For some time now Kru Live has been carbon negative as an agency team; they have been offsetting their emissions since 2014. It is now looking to build on this by implementing a carbon negative ‘climate consideration’ line on each of its clients’ activations, worldwide to reflect the emissions they produce across a campaign.

Sarah-Jane Benham, Managing Director of Kru Live comments, “Our goal is not just to “do our bit”, but to try and do more. Together with our clients, we are looking to grow our climate consideration fund which will be gifted to the RMDLT PORTEL-PARÁ REDD PROJECT on an annual basis which helps reduce deforestation in the The Amazonian Rainforest, Brazil in addition to planting trees.

“In many ways the initiative has been born out of a growing appetite from our clients to produce cleaner, greener work however they are of course welcome to opt out if preferred, no questions asked.”

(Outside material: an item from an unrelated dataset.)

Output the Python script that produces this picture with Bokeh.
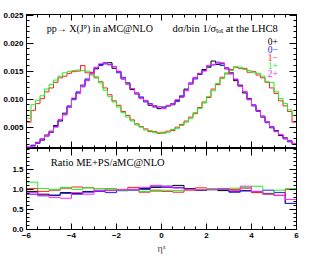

“To encourage traction and support of our initiative, we were keen to make the calculation as simple as possible. We  took a sample of projects across a 12 month period and worked alongside Carbon Footprint to calculate what an average contribution should be on a typical Kru Live booking. We landed on an average percentage and multiplied it by three to not only ensure carbon neutrality but to go beyond this and be carbon negative – removing more than we produce. “

“But it’s not just about offsetting our carbon emissions,” she continues. “We can be such a wasteful industry and need to think twice about the branded materials we produce and distribute. We encourage clients to work with our preferred partners for uniform, merchandise, logistics and production; those that we chose because they are mindful of the importance of responsibly sourcing their products and planning journeys in an environmentally conscious way. And whilst waste management and longer term planning is typically built into large scale experiential campaigns, it’s the smaller ad hoc pieces of work that often don’t have the foresight or budget to justify the reuse, recycling or upcycling of materials”.

“There is no doubt about it, for the time being, being greener usually comes at an increased cost and while clients continue to want more value for their spend, it’s going to take an industry-wide effort to see an improvement”.